2nd millennium BCE Babylonian astronomers develop methods for predicting eclipses, but these are based on observations of the Moon, not mathematical cycles.
c.140 BCE Greek astronomer Hipparchus develops a system to predict eclipses using the Saros cycle of movements of the Sun and Moon.
Born in a Greek colony in Asia Minor, Thales of Miletus is often viewed as the founder of Western philosophy, but he was also a key figure in the early development of science. He was recognized in his lifetime for his thinking on mathematics, physics, and astronomy.
Perhaps Thales’s most famous achievement is also his most controversial. According to the Greek historian Herodotus, writing more than a century after the event, Thales is said to have predicted a solar eclipse, now dated to 28 May 585 BCE, which famously brought a battle between the warring Lydians and Medes to a halt.
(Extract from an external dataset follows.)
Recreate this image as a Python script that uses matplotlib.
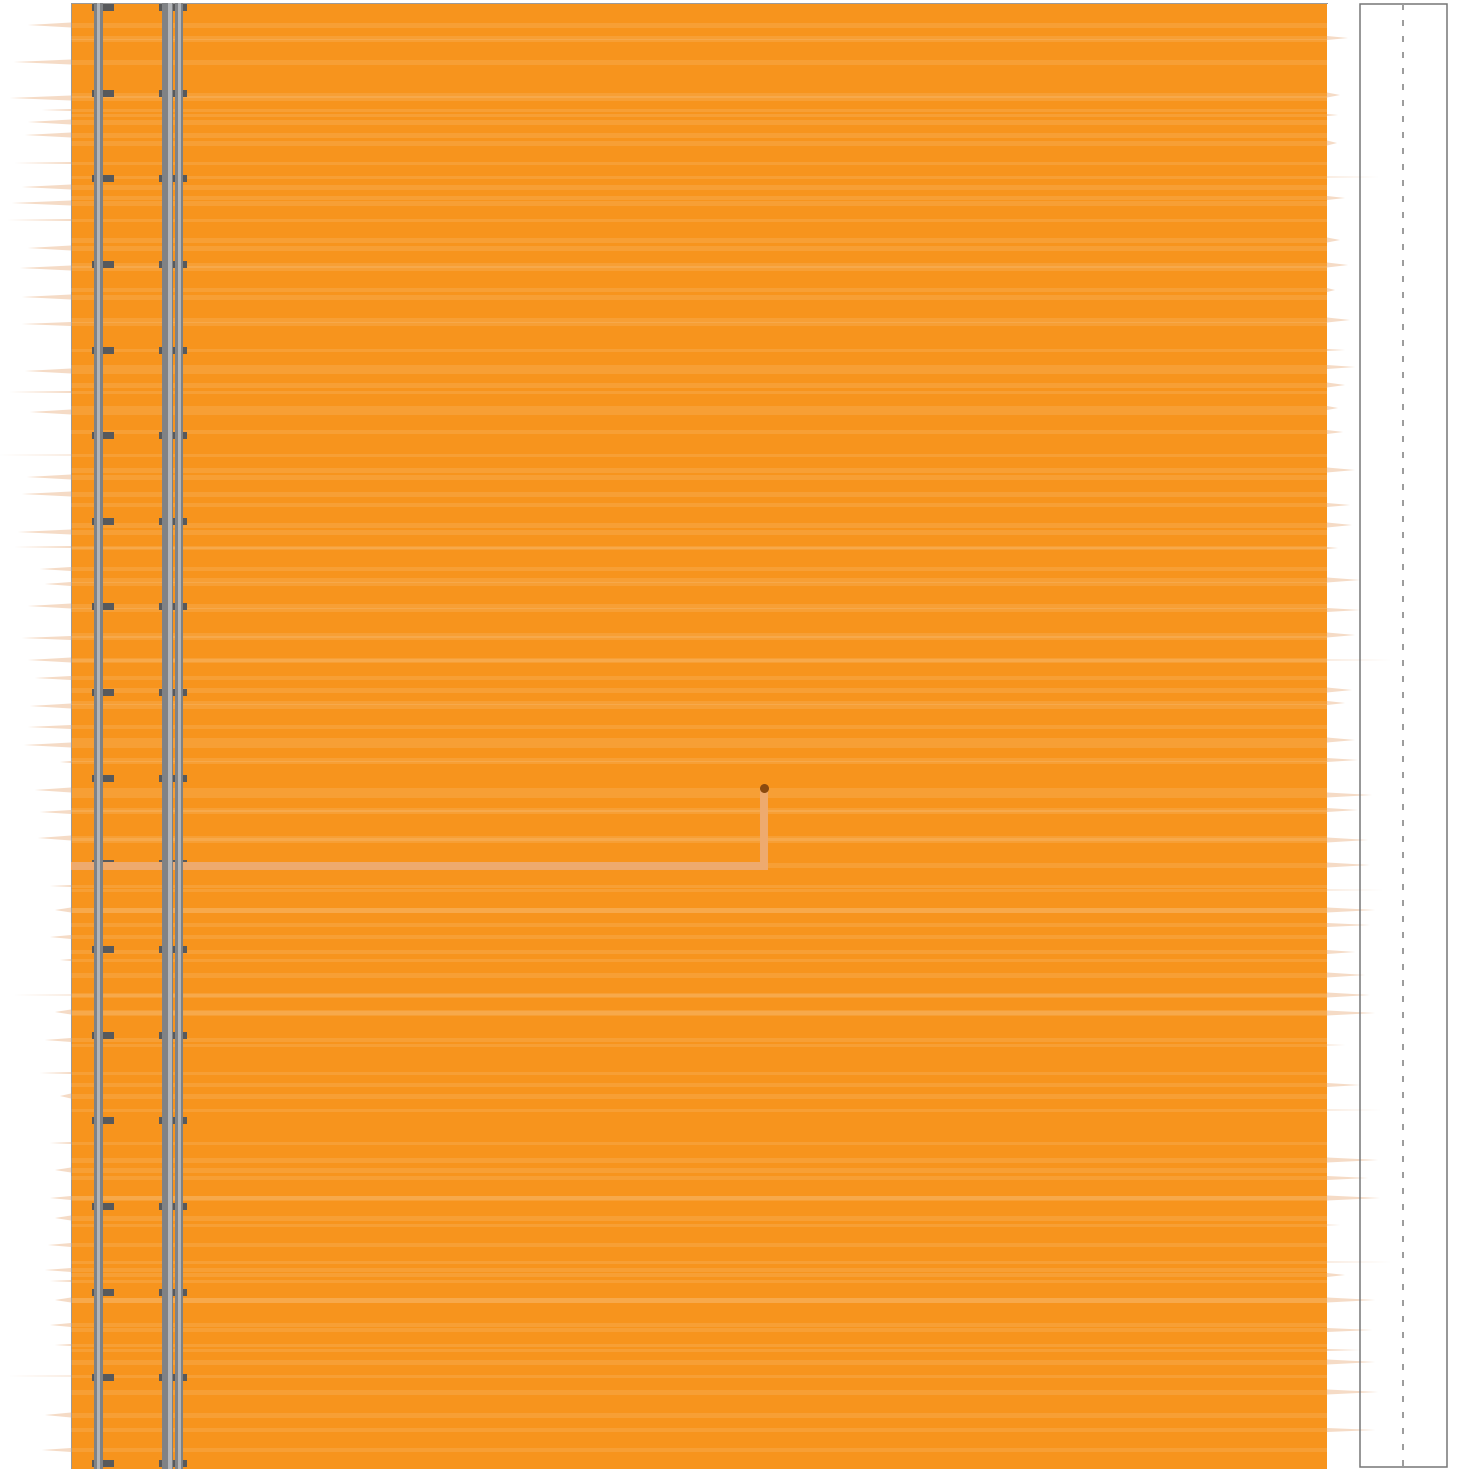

"…day became night, and this change of the day Thales the Milesian had foretold…"
Herodotus
Thales’s achievement was not to be repeated for several centuries, and historians of science have long argued about how, and even if, he achieved it. Some argue that Herodotus’s account is inaccurate and vague, but Thales’s feat seems to have been widely known and was taken as fact by later writers, who knew to treat Herodotus’s word with caution. Assuming it is true, it is likely that Thales had discovered an 18-year cycle in the movements of the Sun and Moon, known as the Saros cycle, which was used by later Greek astronomers to predict eclipses.
Whatever method Thales used, his prediction had a dramatic effect on the battle at the river Halys, in modern-day Turkey. The eclipse ended not only the battle, but also a 15-year war between the Medes and the Lydians.